Salivary Metabolomics and Air Pollution Exposure in Toddlers: Black Carbon and PM2.5 are Associated with Pathways Related to Inflammatory Regulation

ROBY GREENWALD, Yu Jung Lin, Bisan Hammid, Nadia Alhadidi, Patrick Chepaitis, Donghai Liang, Georgia State University

     Abstract Number: 567
     Working Group: Health-Related Aerosols

Abstract
The Air Pollution Exposure in Child Care Settings (APECCS) study measures air pollution exposure in healthy children ages 3-4 years and explores biological mechanisms of response using salivary metabolomics. We coordinated exposure assessment activities at child care centers in Atlanta, Georgia, and we measured air pollutant levels indoors and outdoors at the centers, the homes of participating families, and in ambulatory settings using small backpacks accompanying the children in transport environments. Air pollutant measurements included PM_2.5, black carbon (BC), nitrogen dioxide (NO₂), ozone (O₃), particle number concentration (PNC), and elemental speciation of metals present in PM_2.5. Health outcome assessment included a metabolome-wide association study (MWAS) of saliva samples collected weekly. Untargeted metabolomics analysis measured the intensity of ~16000 metabolomic features using both C18 and HILIC column for separation. We assessed the association of exposure with feature intensity using linear mixed-effects models and the lme4 package for R. We sequentially ran models for all features in the database using the weekly exposure of each measured pollutant as the dependent variable and the change in feature intensity over the corresponding time period as the predictor while controlling for ambient temperature, sex, and race. We additionally included a random effect for subject.

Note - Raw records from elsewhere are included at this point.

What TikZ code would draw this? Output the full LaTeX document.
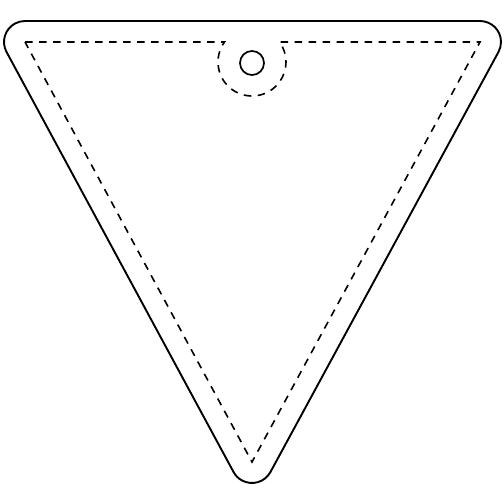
\documentclass[tikz,border=0pt]{standalone}
\usetikzlibrary{calc}
\begin{document}
\begin{tikzpicture}[x=1pt,y=1pt,
  outline/.style={line width=1.9pt, line join=round},
  cutline/.style={line width=1.6pt, dash pattern=on 7.5pt off 6.5pt},
  hole/.style={line width=1.7pt}]
\fill[white] (0,0) rectangle (504,504);
\useasboundingbox (0,0) rectangle (504,504);
\coordinate (A) at (25,462);
\coordinate (B) at (480,462);
\coordinate (C) at (252,42);
\coordinate (H) at (252,441);
\draw[outline] ($(A)+(0,21)$) -- ($(B)+(0,21)$)
  arc[start angle=90, end angle=-28.49, radius=21]
  -- ($(C)+(-28.49:21)$)
  arc[start angle=-28.49, end angle=-151.61, radius=21]
  -- ($(A)+(-151.61:21)$)
  arc[start angle=-151.61, end angle=-270, radius=21] -- cycle;
\draw[cutline] (A) -- (224.5,462) arc[start angle=144, end angle=396, radius=34] -- (B) -- (C) -- cycle;
\node[draw, circle, hole, minimum size=24pt, inner sep=0pt] (hole) at (H) {};
\end{tikzpicture}
\end{document}
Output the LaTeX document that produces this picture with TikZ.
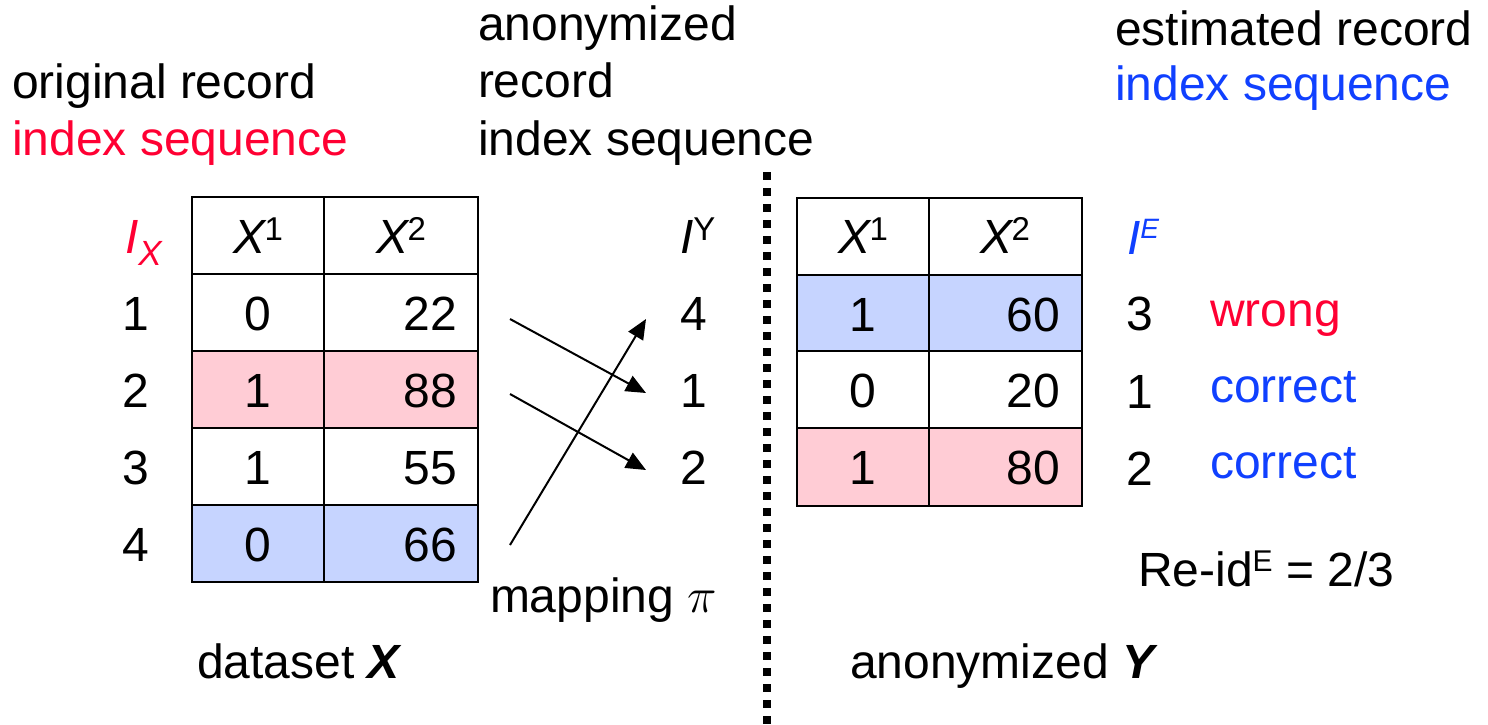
\documentclass[tikz,border=0pt]{standalone}
\usepackage{fontspec}
\setmainfont{Liberation Sans}
\usetikzlibrary{arrows.meta}
\definecolor{idxred}{HTML}{FF0033}
\definecolor{idxblue}{HTML}{1040FF}
\definecolor{cellpink}{HTML}{FFCCD5}
\definecolor{cellblue}{HTML}{C6D4FF}
\newcommand\supfont{\fontsize{16.5}{17}\selectfont}
\newcommand\subfont{\fontsize{17.5}{18}\selectfont}
\newcommand\tinysup{\fontsize{14}{14}\selectfont}
\newcommand\reidsup{\fontsize{15}{15}\selectfont}
\begin{document}
\begin{tikzpicture}[x=0.5pt,y=-0.5pt,
  txt/.style={inner sep=0pt, outer sep=0pt, font=\fontsize{24}{28.5}\selectfont},
  gridline/.style={line width=1.3pt},
  maparrow/.style={line width=1pt, -{Triangle[length=10pt,width=8.5pt]}},
  divider/.style={line width=4pt, dash pattern=on 4pt off 4pt}]
\useasboundingbox[fill=white] (0,0) rectangle (1488,724);

% ---------- headings ----------
\node[txt, anchor=base west] (origA) at (12,98) {original record};
\node[txt, anchor=base west, text=idxred] (origB) at (12,155) {index sequence};
\node[txt, anchor=base west] (anonA) at (478,40) {anonymized};
\node[txt, anchor=base west] (anonB) at (478,97) {record};
\node[txt, anchor=base west] (anonC) at (478,155) {index sequence};
\node[txt, anchor=base west] (estA) at (1115,45) {estimated record};
\node[txt, anchor=base west, text=idxblue] (estB) at (1115,100) {index sequence};

% ---------- left table ----------
\fill[cellpink] (192,351) rectangle (478,428);
\fill[cellblue] (192,505) rectangle (478,582);
\draw[gridline] (192,197) rectangle (478,582);
\foreach \yy in {274,351,428,505} \draw[gridline] (192,\yy) -- (478,\yy);
\draw[gridline] (324,197) -- (324,582);

\node[txt, anchor=base] (lh1) at (258,253) {\textit{X}\kern-1pt\raisebox{6.5pt}{\supfont 1}};
\node[txt, anchor=base] (lh2) at (401,253) {\textit{X}\kern-1pt\raisebox{6.5pt}{\supfont 2}};
\node[txt, anchor=base west, text=idxred] (lix) at (125,253) {\textit{I}\raisebox{-6pt}{\subfont\textit{X}}};

\node[txt, anchor=base] (li1) at (136,330) {1};
\node[txt, anchor=base] (li2) at (136,407) {2};
\node[txt, anchor=base] (li3) at (136,484) {3};
\node[txt, anchor=base] (li4) at (136,561) {4};

\node[txt, anchor=base] (la1) at (258,330) {0};
\node[txt, anchor=base] (la2) at (258,407) {1};
\node[txt, anchor=base] (la3) at (258,484) {1};
\node[txt, anchor=base] (la4) at (258,561) {0};
\node[txt, anchor=base east] (lb1) at (457,330) {22};
\node[txt, anchor=base east] (lb2) at (457,407) {88};
\node[txt, anchor=base east] (lb3) at (457,484) {55};
\node[txt, anchor=base east] (lb4) at (457,561) {66};

\node[txt, anchor=base west] (dsx) at (197,678) {dataset \textbf{\textit{X}}};

% ---------- mapping ----------
\node[txt, anchor=base west] (iy) at (680,253) {\textit{I}\raisebox{6.5pt}{\supfont Y}};
\node[txt, anchor=base] (m4) at (694,330) {4};
\node[txt, anchor=base] (m1) at (694,407) {1};
\node[txt, anchor=base] (m2) at (694,484) {2};

\coordinate (a1s) at (510,319); \coordinate (a1e) at (646,393);
\coordinate (a2s) at (510,394); \coordinate (a2e) at (646,470);
\coordinate (a3s) at (510,545); \coordinate (a3e) at (646,319);
\draw[maparrow] (a1s) -- (a1e);
\draw[maparrow] (a2s) -- (a2e);
\draw[maparrow] (a3s) -- (a3e);

\node[txt, anchor=base west] (mpi) at (490,612) {mapping $\pi$};

% ---------- divider ----------
\coordinate (dtop) at (767,172);
\coordinate (dbot) at (767,724);
\draw[divider] (dtop) -- (dbot);

% ---------- right table ----------
\fill[cellblue] (797,275) rectangle (1082,351);
\fill[cellpink] (797,428) rectangle (1082,506);
\draw[gridline] (797,198) rectangle (1082,506);
\foreach \yy in {275,351,428} \draw[gridline] (797,\yy) -- (1082,\yy);
\draw[gridline] (929,198) -- (929,506);

\node[txt, anchor=base] (rh1) at (863,253) {\textit{X}\kern-1pt\raisebox{6.5pt}{\supfont 1}};
\node[txt, anchor=base] (rh2) at (1005,253) {\textit{X}\kern-1pt\raisebox{6.5pt}{\supfont 2}};

\node[txt, anchor=base] (ra1) at (863,331) {1};
\node[txt, anchor=base] (ra2) at (863,407) {0};
\node[txt, anchor=base] (ra3) at (863,484) {1};
\node[txt, anchor=base east] (rb1) at (1060,331) {60};
\node[txt, anchor=base east] (rb2) at (1060,407) {20};
\node[txt, anchor=base east] (rb3) at (1060,484) {80};

\node[txt, anchor=base west, text=idxblue] (ie) at (1127,254) {\textit{I}\raisebox{8pt}{\tinysup\textit{E}}};
\node[txt, anchor=base] (e3) at (1140,330) {3};
\node[txt, anchor=base] (e1) at (1140,408) {1};
\node[txt, anchor=base] (e2) at (1140,485) {2};
\node[txt, anchor=base west, text=idxred] (w1) at (1210,326) {wrong};
\node[txt, anchor=base west, text=idxblue] (c1) at (1210,402) {correct};
\node[txt, anchor=base west, text=idxblue] (c2) at (1210,478) {correct};

\node[txt, anchor=base west] (reid) at (1138,586) {Re-id\raisebox{7.5pt}{\reidsup E} = 2/3};
\node[txt, anchor=base west] (any) at (850,678) {anonymized \textbf{\textit{Y}}};
\end{tikzpicture}
\end{document}
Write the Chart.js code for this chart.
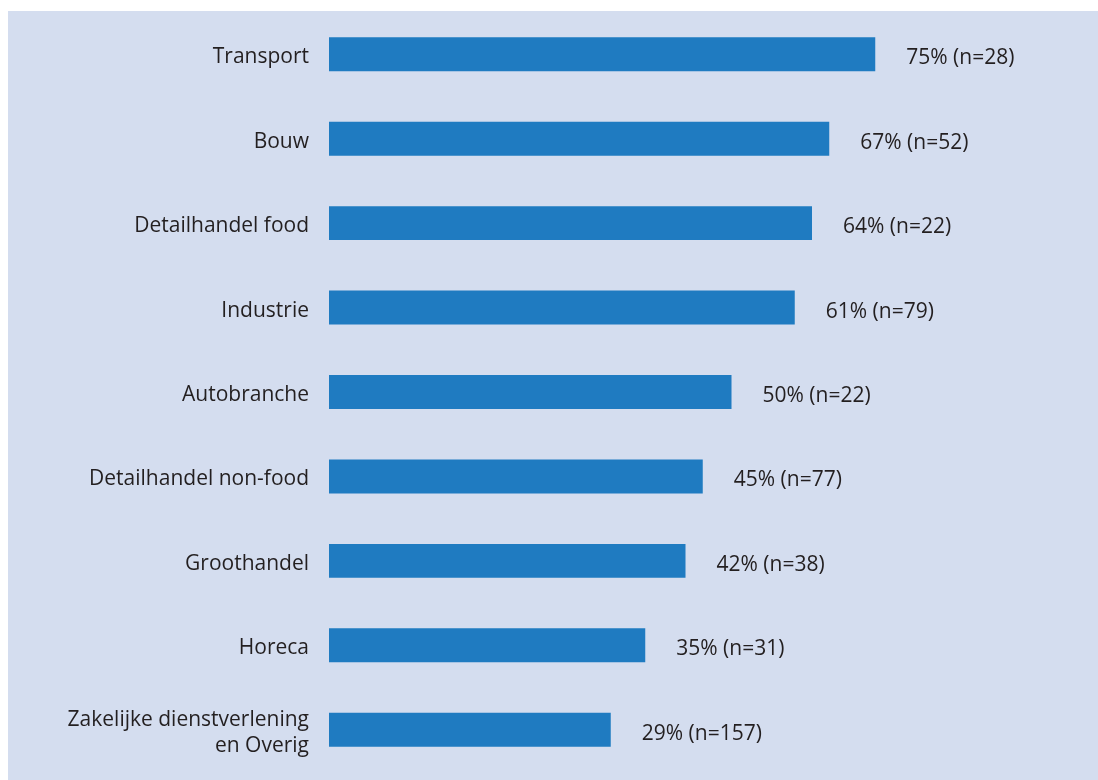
<!DOCTYPE html>
<html>
<head>
<meta charset="utf-8">
<script src="https://cdn.jsdelivr.net/npm/chart.js@4.4.1/dist/chart.umd.min.js"></script>
<style>
  html, body { margin: 0; padding: 0; background: #ffffff; }
  #panel {
    position: absolute; left: 8px; top: 11px;
    width: 1090px; height: 769px;
    background: #d4ddef;
  }
  #panel canvas { display: block; }
</style>
</head>
<body>
<div id="panel"><canvas id="chart" width="1090" height="769"></canvas></div>
<script>
// Sectors (categories), share in percent and number of respondents
const sectors = [
  'Transport',
  'Bouw',
  'Detailhandel food',
  'Industrie',
  'Autobranche',
  'Detailhandel non-food',
  'Groothandel',
  'Horeca',
  ['Zakelijke dienstverlening', 'en Overig']
];
const shares = [75, 67, 64, 61, 50, 45, 42, 35, 29];
const respondents = [28, 52, 22, 79, 22, 77, 38, 31, 157];

const TEXT_COLOR = '#231f20';
const BAR_COLOR = '#1f7bc1';
const FONT_FAMILY = '"Open Sans", "Noto Sans", sans-serif';
const FONT_SIZE = 21;

// Writes "xx% (n=yy)" to the right of each bar
const valueLabels = {
  id: 'valueLabels',
  afterDatasetsDraw(chart) {
    const { ctx } = chart;
    const meta = chart.getDatasetMeta(0);
    ctx.save();
    ctx.font = FONT_SIZE + 'px ' + FONT_FAMILY;
    ctx.fillStyle = TEXT_COLOR;
    ctx.textAlign = 'left';
    ctx.textBaseline = 'middle';
    meta.data.forEach((bar, i) => {
      const text = shares[i] + '% (n=' + respondents[i] + ')';
      ctx.fillText(text, bar.x + 31, bar.y + 4);
    });
    ctx.restore();
  }
};

new Chart(document.getElementById('chart'), {
  type: 'bar',
  data: {
    labels: sectors,
    datasets: [{
      data: shares,
      backgroundColor: BAR_COLOR,
      borderWidth: 0,
      base: -20,
      categoryPercentage: 1,
      barPercentage: 0.402
    }]
  },
  options: {
    indexAxis: 'y',
    responsive: false,
    animation: false,
    layout: { padding: { top: 1, bottom: 8, left: 0, right: 79 } },
    plugins: {
      legend: { display: false },
      tooltip: { enabled: false }
    },
    scales: {
      x: {
        display: false,
        min: -20,
        max: 100
      },
      y: {
        grid: { display: false, drawTicks: false },
        border: { display: false },
        afterFit(scale) {
          scale.width = 321;
          scale.paddingTop = 0;
          scale.paddingBottom = 0;
        },
        ticks: {
          padding: 20,
          labelOffset: 3,
          color: TEXT_COLOR,
          font: { family: FONT_FAMILY, size: FONT_SIZE, lineHeight: 1.24 }
        }
      }
    }
  },
  plugins: [valueLabels]
});
</script>
</body>
</html>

After adjusting resulting p-values for multiple comparisons, we performed pathway analysis using the mummichog network analysis tool for metabolomics. Numerous statistically-significant associations were observed for all pollutant metrics and various metabolomic pathways. Notably, exposure to PM_2.5 was strongly associated with multiple pathways related to inflammatory regulation. Exposure to BC was also strongly associated with inflammatory regulation and additionally to pathways identified as indicators of asthma pathogenesis. Analysis of this extensive dataset is ongoing, and it is likely that additional noteworthy observations will be reported at the time of presentation.